GP = Games played; G = Goals; A = Assists; Pts = Points; +/− = Plus/minus; PIM = Penalties in minutes; POS = Position

Source: IIHF.com

====Goaltending leaders====
Only the top five goaltenders, based on save percentage, who have played at least 40% of their team's minutes, are included in this list.

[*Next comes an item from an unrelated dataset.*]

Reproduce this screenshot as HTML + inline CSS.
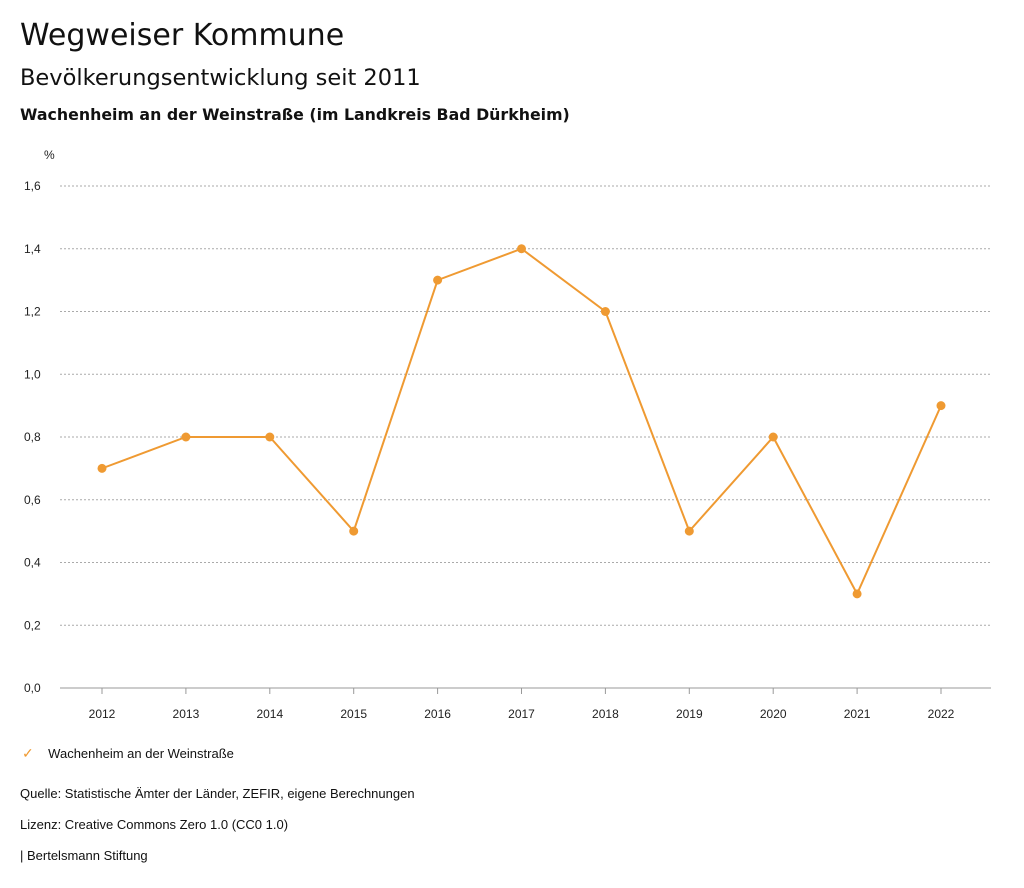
<!DOCTYPE html>
<html><head><meta charset="utf-8"><style>
body{margin:0;width:1024px;height:888px;background:#fff;font-family:"Liberation Sans",sans-serif;color:#111;position:relative;overflow:hidden}
.t{position:absolute;white-space:nowrap}
.dv{font-family:"DejaVu Sans","Liberation Sans",sans-serif}
</style></head><body>
<div class="t dv" style="left:20px;top:18px;font-size:30px">Wegweiser Kommune</div>
<div class="t dv" style="left:20px;top:65px;font-size:22.5px">Bevölkerungsentwicklung seit 2011</div>
<div class="t dv" style="left:20px;top:105px;font-size:15.8px;font-weight:bold">Wachenheim an der Weinstraße (im Landkreis Bad Dürkheim)</div>
<svg id="chart" width="1024" height="730" style="position:absolute;left:0;top:0" font-family="Liberation Sans, sans-serif" font-size="12" fill="#222"></svg>
<div class="t" style="left:22px;top:745px;font-size:13px"><span style="color:#ef9a32;font-size:14px">✓</span>&nbsp;&nbsp;&nbsp;&nbsp;Wachenheim an der Weinstraße</div>
<div class="t" style="left:20px;top:786px;font-size:13px">Quelle: Statistische Ämter der Länder, ZEFIR, eigene Berechnungen</div>
<div class="t" style="left:20px;top:817px;font-size:13px">Lizenz: Creative Commons Zero 1.0 (CC0 1.0)</div>
<div class="t" style="left:20px;top:848px;font-size:13px">| Bertelsmann Stiftung</div>
<script>
const years=["2012","2013","2014","2015","2016","2017","2018","2019","2020","2021","2022"];
const values=[0.7,0.8,0.8,0.5,1.3,1.4,1.2,0.5,0.8,0.3,0.9];
const yTicks=[0,0.2,0.4,0.6,0.8,1.0,1.2,1.4,1.6];
const NS="http://www.w3.org/2000/svg",svg=document.getElementById('chart');
const x=i=>102+i*83.9, y=v=>688-v*(502/1.6);
function mk(t,a){const e=document.createElementNS(NS,t);for(const k in a)e.setAttribute(k,a[k]);svg.appendChild(e);return e;}
let u=mk('text',{x:44,y:159});u.textContent='%';


yTicks.forEach(v=>{
 const g=mk('line',{x1:60,x2:991,y1:y(v),y2:y(v),stroke:v===0?'#999':'#aaa','stroke-dasharray':v===0?'':'2,2'});
 
 
 const t=mk('text',{x:24,y:y(v)+4});t.textContent=v.toFixed(1).replace('.',',');
 
 
});
years.forEach((yr,i)=>{
 const k=mk('line',{x1:x(i),x2:x(i),y1:688,y2:694,stroke:'#999'});
 
 
 const t=mk('text',{x:x(i),y:718,'text-anchor':'middle'});t.textContent=yr;
 
 
});
const p=mk('polyline',{points:values.map((v,i)=>x(i)+','+y(v)).join(' '),fill:'none',stroke:'#ef9a32','stroke-width':2});


values.forEach((v,i)=>{
 const c=mk('circle',{cx:x(i),cy:y(v),r:4.5,fill:'#ef9a32'});
 
 
});
</script>
</body></html>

| Player | TOI | GA | GAA | SA | Sv% | SO |
|---|---|---|---|---|---|---|
| SWE Henrik Lundqvist | 320:00 | 7 | 1.31 | 129 | 94.57 | 0 |
| CAN Calvin Pickard | 443:40 | 11 | 1.49 | 178 | 93.82 | 1 |
| RUS Andrei Vasilevskiy | 522:51 | 15 | 1.72 | 233 | 93.56 | 3 |
| LAT Elvis Merzļikins | 364:04 | 12 | 1.98 | 183 | 93.44 | 1 |
| SUI Leonardo Genoni | 361:32 | 10 | 1.66 | 150 | 93.33 | 2 |

TOI = Time on Ice (minutes:seconds); SA = Shots against; GA = Goals against; GAA = Goals against average; Sv% = Save percentage; SO = Shutouts

Source: IIHF.com

===Awards===
- Best players selected by the directorate:
  - Best Goaltender: RUS Andrei Vasilevskiy
  - Best Defenceman: GER Dennis Seidenberg
  - Best Forward: RUS Artemi Panarin
Source: IIHF.com

- Media All-Stars:
  - MVP: SWE William Nylander
  - Goaltender: RUS Andrei Vasilevskiy
  - Defencemen: CAN Colton Parayko / GER Dennis Seidenberg
  - Forwards: SWE William Nylander / RUS Artemi Panarin / CAN Nathan MacKinnon
Source: IIHF.com

==IIHF honors and awards==
The 2017 IIHF Hall of Fame inductees and award recipients were honored during the World Championship medal ceremonies in Cologne.

IIHF Hall of Fame inductees
- Dieter Kalt Sr., Austria
- Saku Koivu, Finland
- Uwe Krupp, Germany
- Angela Ruggiero, United States
- Joe Sakic, Canada
- Teemu Selänne, Finland

Award recipients
- Patrick Francheterre of France received the Paul Loicq Award for outstanding contributions to international ice hockey.
- Tony Hand of Great Britain received the Torriani Award for a player with an outstanding career from non-top hockey nation.